Del resto, a tradire le intenzioni della destra al governo, è anche la cifra che ispira l’abrogazione del potere di appello dei pm in caso di assoluzione in primo grado (norma a rischio di illegittimità costituzionale). Oltre alle nuove norme relative al potere di emissione di un provvedimento cautelare. Trasferirlo da un singolo giudice (il gip) a un organo collegiale di tre magistrati giudicanti (con l’obbligo di interrogare l’indagato prima che la misura venga emessa), significa di fatto grippare definitivamente la già malmessa macchina giudiziaria. Perché se tre giudici saranno chiamati a esprimersi sull’arresto e altri tre (il riesame) sull’eventuale ricorso contro quell’arresto, questo significherà che la sola fase delle indagini preliminari consumerà per un singolo indagato e su una singola misura almeno sei magistrati. Che non potranno poi più far parte del collegio giudicante che sarà chiamato a esprimersi nel giudizio di merito. E in un Paese drammaticamente a corto di magistrati questo significherà tempi ancora più lunghi per i processi e loro estinzione anticipata per prescrizione. Che è l’obiettivo che normalmente perseguono gli imputati dei reati contro la pubblica amministrazione.

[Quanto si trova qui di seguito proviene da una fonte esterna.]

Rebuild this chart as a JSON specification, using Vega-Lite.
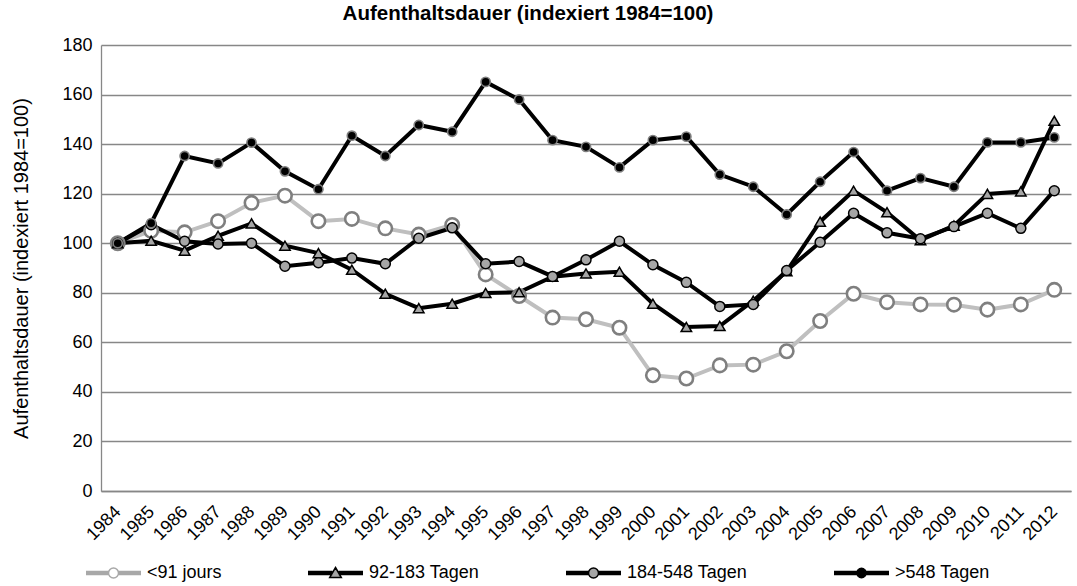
{
  "$schema": "https://vega.github.io/schema/vega-lite/v6.json",
  "width": 970,
  "height": 446,
  "autosize": "none",
  "padding": {"left": 101, "top": 45, "right": 6, "bottom": 95},
  "background": "white",
  "config": {
    "font": "Liberation Sans",
    "view": {"stroke": null}
  },
  "title": {
    "text": "Aufenthaltsdauer (indexiert 1984=100)",
    "font": "Liberation Sans",
    "fontSize": 20.5,
    "fontWeight": "bold",
    "color": "black",
    "anchor": "middle",
    "offset": 12,
    "dx": -58
  },
  "datasets": {
    "rows": [
      {"year": "1984", "series": "<91 jours", "value": 100},
      {"year": "1985", "series": "<91 jours", "value": 105},
      {"year": "1986", "series": "<91 jours", "value": 104.4},
      {"year": "1987", "series": "<91 jours", "value": 108.9},
      {"year": "1988", "series": "<91 jours", "value": 116.3},
      {"year": "1989", "series": "<91 jours", "value": 119.2},
      {"year": "1990", "series": "<91 jours", "value": 108.9},
      {"year": "1991", "series": "<91 jours", "value": 109.8},
      {"year": "1992", "series": "<91 jours", "value": 106.0},
      {"year": "1993", "series": "<91 jours", "value": 103.5},
      {"year": "1994", "series": "<91 jours", "value": 107.4},
      {"year": "1995", "series": "<91 jours", "value": 87.4},
      {"year": "1996", "series": "<91 jours", "value": 78.7},
      {"year": "1997", "series": "<91 jours", "value": 70.0},
      {"year": "1998", "series": "<91 jours", "value": 69.3},
      {"year": "1999", "series": "<91 jours", "value": 65.9},
      {"year": "2000", "series": "<91 jours", "value": 46.7},
      {"year": "2001", "series": "<91 jours", "value": 45.4},
      {"year": "2002", "series": "<91 jours", "value": 50.7},
      {"year": "2003", "series": "<91 jours", "value": 51.0},
      {"year": "2004", "series": "<91 jours", "value": 56.4},
      {"year": "2005", "series": "<91 jours", "value": 68.6},
      {"year": "2006", "series": "<91 jours", "value": 79.6},
      {"year": "2007", "series": "<91 jours", "value": 76.2},
      {"year": "2008", "series": "<91 jours", "value": 75.3},
      {"year": "2009", "series": "<91 jours", "value": 75.2},
      {"year": "2010", "series": "<91 jours", "value": 73.2},
      {"year": "2011", "series": "<91 jours", "value": 75.3},
      {"year": "2012", "series": "<91 jours", "value": 81.2},
      {"year": "1984", "series": "92-183 Tagen", "value": 100},
      {"year": "1985", "series": "92-183 Tagen", "value": 101},
      {"year": "1986", "series": "92-183 Tagen", "value": 97},
      {"year": "1987", "series": "92-183 Tagen", "value": 103},
      {"year": "1988", "series": "92-183 Tagen", "value": 108},
      {"year": "1989", "series": "92-183 Tagen", "value": 99},
      {"year": "1990", "series": "92-183 Tagen", "value": 96},
      {"year": "1991", "series": "92-183 Tagen", "value": 89.3},
      {"year": "1992", "series": "92-183 Tagen", "value": 79.6},
      {"year": "1993", "series": "92-183 Tagen", "value": 73.8},
      {"year": "1994", "series": "92-183 Tagen", "value": 75.6},
      {"year": "1995", "series": "92-183 Tagen", "value": 79.9},
      {"year": "1996", "series": "92-183 Tagen", "value": 80.2},
      {"year": "1997", "series": "92-183 Tagen", "value": 86.5},
      {"year": "1998", "series": "92-183 Tagen", "value": 87.8},
      {"year": "1999", "series": "92-183 Tagen", "value": 88.5},
      {"year": "2000", "series": "92-183 Tagen", "value": 75.6},
      {"year": "2001", "series": "92-183 Tagen", "value": 66.2},
      {"year": "2002", "series": "92-183 Tagen", "value": 66.6},
      {"year": "2003", "series": "92-183 Tagen", "value": 76.8},
      {"year": "2004", "series": "92-183 Tagen", "value": 88.7},
      {"year": "2005", "series": "92-183 Tagen", "value": 108.7},
      {"year": "2006", "series": "92-183 Tagen", "value": 121.2},
      {"year": "2007", "series": "92-183 Tagen", "value": 112.5},
      {"year": "2008", "series": "92-183 Tagen", "value": 101.2},
      {"year": "2009", "series": "92-183 Tagen", "value": 107.1},
      {"year": "2010", "series": "92-183 Tagen", "value": 119.9},
      {"year": "2011", "series": "92-183 Tagen", "value": 120.9},
      {"year": "2012", "series": "92-183 Tagen", "value": 149.4},
      {"year": "1984", "series": "184-548 Tagen", "value": 100},
      {"year": "1985", "series": "184-548 Tagen", "value": 107.5},
      {"year": "1986", "series": "184-548 Tagen", "value": 100.8},
      {"year": "1987", "series": "184-548 Tagen", "value": 99.7},
      {"year": "1988", "series": "184-548 Tagen", "value": 100},
      {"year": "1989", "series": "184-548 Tagen", "value": 90.7},
      {"year": "1990", "series": "184-548 Tagen", "value": 92.1},
      {"year": "1991", "series": "184-548 Tagen", "value": 94.0},
      {"year": "1992", "series": "184-548 Tagen", "value": 91.7},
      {"year": "1993", "series": "184-548 Tagen", "value": 102.0},
      {"year": "1994", "series": "184-548 Tagen", "value": 106.2},
      {"year": "1995", "series": "184-548 Tagen", "value": 91.7},
      {"year": "1996", "series": "184-548 Tagen", "value": 92.6},
      {"year": "1997", "series": "184-548 Tagen", "value": 86.6},
      {"year": "1998", "series": "184-548 Tagen", "value": 93.3},
      {"year": "1999", "series": "184-548 Tagen", "value": 100.8},
      {"year": "2000", "series": "184-548 Tagen", "value": 91.3},
      {"year": "2001", "series": "184-548 Tagen", "value": 84.2},
      {"year": "2002", "series": "184-548 Tagen", "value": 74.5},
      {"year": "2003", "series": "184-548 Tagen", "value": 75.3},
      {"year": "2004", "series": "184-548 Tagen", "value": 89.0},
      {"year": "2005", "series": "184-548 Tagen", "value": 100.4},
      {"year": "2006", "series": "184-548 Tagen", "value": 112.1},
      {"year": "2007", "series": "184-548 Tagen", "value": 104.2},
      {"year": "2008", "series": "184-548 Tagen", "value": 101.8},
      {"year": "2009", "series": "184-548 Tagen", "value": 106.7},
      {"year": "2010", "series": "184-548 Tagen", "value": 112.1},
      {"year": "2011", "series": "184-548 Tagen", "value": 106.0},
      {"year": "2012", "series": "184-548 Tagen", "value": 121.2},
      {"year": "1984", "series": ">548 Tagen", "value": 100},
      {"year": "1985", "series": ">548 Tagen", "value": 108.1},
      {"year": "1986", "series": ">548 Tagen", "value": 135.2},
      {"year": "1987", "series": ">548 Tagen", "value": 132.2},
      {"year": "1988", "series": ">548 Tagen", "value": 140.6},
      {"year": "1989", "series": ">548 Tagen", "value": 129.0},
      {"year": "1990", "series": ">548 Tagen", "value": 121.8},
      {"year": "1991", "series": ">548 Tagen", "value": 143.4},
      {"year": "1992", "series": ">548 Tagen", "value": 135.2},
      {"year": "1993", "series": ">548 Tagen", "value": 147.7},
      {"year": "1994", "series": ">548 Tagen", "value": 145.0},
      {"year": "1995", "series": ">548 Tagen", "value": 165.1},
      {"year": "1996", "series": ">548 Tagen", "value": 158.0},
      {"year": "1997", "series": ">548 Tagen", "value": 141.6},
      {"year": "1998", "series": ">548 Tagen", "value": 138.9},
      {"year": "1999", "series": ">548 Tagen", "value": 130.6},
      {"year": "2000", "series": ">548 Tagen", "value": 141.6},
      {"year": "2001", "series": ">548 Tagen", "value": 143.0},
      {"year": "2002", "series": ">548 Tagen", "value": 127.7},
      {"year": "2003", "series": ">548 Tagen", "value": 122.8},
      {"year": "2004", "series": ">548 Tagen", "value": 111.6},
      {"year": "2005", "series": ">548 Tagen", "value": 124.8},
      {"year": "2006", "series": ">548 Tagen", "value": 136.8},
      {"year": "2007", "series": ">548 Tagen", "value": 121.2},
      {"year": "2008", "series": ">548 Tagen", "value": 126.3},
      {"year": "2009", "series": ">548 Tagen", "value": 122.8},
      {"year": "2010", "series": ">548 Tagen", "value": 140.7},
      {"year": "2011", "series": ">548 Tagen", "value": 140.7},
      {"year": "2012", "series": ">548 Tagen", "value": 142.7}
    ]
  },
  "data": {"name": "rows"},
  "encoding": {
    "x": {
      "field": "year",
      "type": "ordinal",
      "sort": null,
      "scale": {"type": "point", "padding": 0.5},
      "axis": {
        "title": null,
        "labelAngle": -45,
        "labelAlign": "right",
        "labelBaseline": "middle",
        "labelPadding": 18,
        "labelFontSize": 18,
        "labelColor": "black",
        "labelFont": "Liberation Sans",
        "labelOverlap": false,
        "ticks": false,
        "grid": false,
        "domainColor": "#878787",
        "domainWidth": 1.3
      }
    },
    "y": {
      "field": "value",
      "type": "quantitative",
      "scale": {"domain": [0, 180], "nice": false, "zero": true},
      "axis": {
        "values": [0, 20, 40, 60, 80, 100, 120, 140, 160, 180],
        "title": "Aufenthaltsdauer (indexiert  1984=100)",
        "titleFontSize": 20,
        "titleFontWeight": "normal",
        "titleFont": "Liberation Sans",
        "titleColor": "black",
        "titlePadding": 30,
        "labelFontSize": 18,
        "labelColor": "black",
        "labelFont": "Liberation Sans",
        "labelPadding": 9,
        "ticks": false,
        "grid": true,
        "gridColor": "#878787",
        "gridWidth": 1.3,
        "domainColor": "#878787",
        "domainWidth": 1.3
      }
    }
  },
  "layer": [
    {
      "mark": {"type": "line", "strokeWidth": 4},
      "encoding": {
        "stroke": {
          "field": "series",
          "type": "nominal",
          "scale": {
            "domain": [">548 Tagen", "184-548 Tagen", "92-183 Tagen", "<91 jours"],
            "range": ["#000000", "#000000", "#000000", "#bfbfbf"]
          },
          "legend": null
        }
      }
    },
    {
      "mark": {"type": "point", "filled": true, "opacity": 1},
      "encoding": {
        "shape": {
          "field": "series",
          "type": "nominal",
          "scale": {
            "domain": [">548 Tagen", "184-548 Tagen", "92-183 Tagen", "<91 jours"],
            "range": ["circle", "circle", "triangle-up", "circle"]
          },
          "legend": null
        },
        "fill": {
          "field": "series",
          "type": "nominal",
          "scale": {
            "domain": [">548 Tagen", "184-548 Tagen", "92-183 Tagen", "<91 jours"],
            "range": ["#000000", "#a6a6a6", "#a6a6a6", "#ffffff"]
          },
          "legend": null
        },
        "stroke": {
          "field": "series",
          "type": "nominal",
          "scale": {
            "domain": [">548 Tagen", "184-548 Tagen", "92-183 Tagen", "<91 jours"],
            "range": ["#7f7f7f", "#000000", "#000000", "#7f7f7f"]
          },
          "legend": null
        },
        "size": {
          "field": "series",
          "type": "nominal",
          "scale": {
            "type": "ordinal",
            "domain": [">548 Tagen", "184-548 Tagen", "92-183 Tagen", "<91 jours"],
            "range": [85, 100, 110, 180]
          },
          "legend": null
        },
        "strokeWidth": {
          "field": "series",
          "type": "nominal",
          "scale": {
            "type": "ordinal",
            "domain": [">548 Tagen", "184-548 Tagen", "92-183 Tagen", "<91 jours"],
            "range": [1.6, 1.5, 1.5, 2.6]
          },
          "legend": null
        }
      }
    },
    {
      "transform": [{"filter": "false"}],
      "mark": {"type": "point", "filled": true, "opacity": 1},
      "encoding": {
        "shape": {
          "field": "series",
          "type": "nominal",
          "scale": {
            "domain": ["<91 jours", "92-183 Tagen", "184-548 Tagen", ">548 Tagen"],
            "range": [
              "M-27.5,-1.5H-4.8M-27.5,-0.5H-4.8M-27.5,0.5H-4.8M-27.5,1.5H-4.8M4.8,-1.5H27.5M4.8,-0.5H27.5M4.8,0.5H27.5M4.8,1.5H27.5M5,0A5,5 0 1,1 -5,0A5,5 0 1,1 5,0Z",
              "M-27.5,-1.5H-3.2M-27.5,-0.5H-3.2M-27.5,0.5H-3.2M-27.5,1.5H-3.2M3.2,-1.5H27.5M3.2,-0.5H27.5M3.2,0.5H27.5M3.2,1.5H27.5M0,-5.5L5.8,4.5L-5.8,4.5Z",
              "M-27.5,-1.5H-4.8M-27.5,-0.5H-4.8M-27.5,0.5H-4.8M-27.5,1.5H-4.8M4.8,-1.5H27.5M4.8,-0.5H27.5M4.8,0.5H27.5M4.8,1.5H27.5M5,0A5,5 0 1,1 -5,0A5,5 0 1,1 5,0Z",
              "M-27.5,-1.5H-4.5M-27.5,-0.5H-4.5M-27.5,0.5H-4.5M-27.5,1.5H-4.5M4.5,-1.5H27.5M4.5,-0.5H27.5M4.5,0.5H27.5M4.5,1.5H27.5M4.7,0A4.7,4.7 0 1,1 -4.7,0A4.7,4.7 0 1,1 4.7,0Z"
            ]
          },
          "legend": {
            "title": null,
            "orient": "none",
            "legendX": -17,
            "legendY": 519,
            "direction": "horizontal",
            "padding": 0,
            "symbolSize": 4,
            "symbolStrokeWidth": 1.5,
            "symbolOpacity": 1,
            "symbolOffset": 20.5,
            "labelOffset": 24.5,
            "labelFontSize": 18,
            "labelFont": "Liberation Sans",
            "labelColor": "black",
            "columnPadding": 83
          }
        },
        "fill": {
          "field": "series",
          "type": "nominal",
          "scale": {
            "domain": ["<91 jours", "92-183 Tagen", "184-548 Tagen", ">548 Tagen"],
            "range": ["#ffffff", "#a6a6a6", "#a6a6a6", "#000000"]
          },
          "legend": {
            "title": null,
            "orient": "none",
            "legendX": -17,
            "legendY": 519,
            "direction": "horizontal",
            "padding": 0,
            "symbolSize": 4,
            "symbolStrokeWidth": 1.5,
            "symbolOpacity": 1,
            "symbolOffset": 20.5,
            "labelOffset": 24.5,
            "labelFontSize": 18,
            "labelFont": "Liberation Sans",
            "labelColor": "black",
            "columnPadding": 83
          }
        },
        "stroke": {
          "field": "series",
          "type": "nominal",
          "scale": {
            "domain": ["<91 jours", "92-183 Tagen", "184-548 Tagen", ">548 Tagen"],
            "range": ["#a8a8a8", "#000000", "#000000", "#000000"]
          },
          "legend": {
            "title": null,
            "orient": "none",
            "legendX": -17,
            "legendY": 519,
            "direction": "horizontal",
            "padding": 0,
            "symbolSize": 4,
            "symbolStrokeWidth": 1.5,
            "symbolOpacity": 1,
            "symbolOffset": 20.5,
            "labelOffset": 24.5,
            "labelFontSize": 18,
            "labelFont": "Liberation Sans",
            "labelColor": "black",
            "columnPadding": 83
          }
        }
      }
    }
  ],
  "resolve": {
    "scale": {"stroke": "independent", "fill": "independent", "shape": "independent"},
    "legend": {"stroke": "independent", "fill": "independent", "shape": "independent"}
  }
}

A completare lo scasso, le norme che allargano il divieto di pubblicazione delle intercettazioni telefoniche su cui sia caduto il segreto di indagine. Un bavaglio al giornalismo ancora libero giustificato da asserite violazioni del segreto di ufficio che protegge le intercettazioni. Violazioni di cui tuttavia non esiste traccia almeno a partire dal 2017, come il Garante della Privacy ha di recente documentato in Parlamento. Un bavaglio figlio di un’idea grottesca del segreto stesso, concepito come strumento di tutela della privacy dei non indagati. E non, quale è, come strumento di tutela dell’integrità dell’indagine.
Già, “Giustizia giusta”, ripetono. Scomodando, con un’impostura lessicale, una parola nobile come “garantismo”.
Mentre è solo un altro giro di benda sugli occhi del Paese e la consacrazione di una giustizia penale di classe.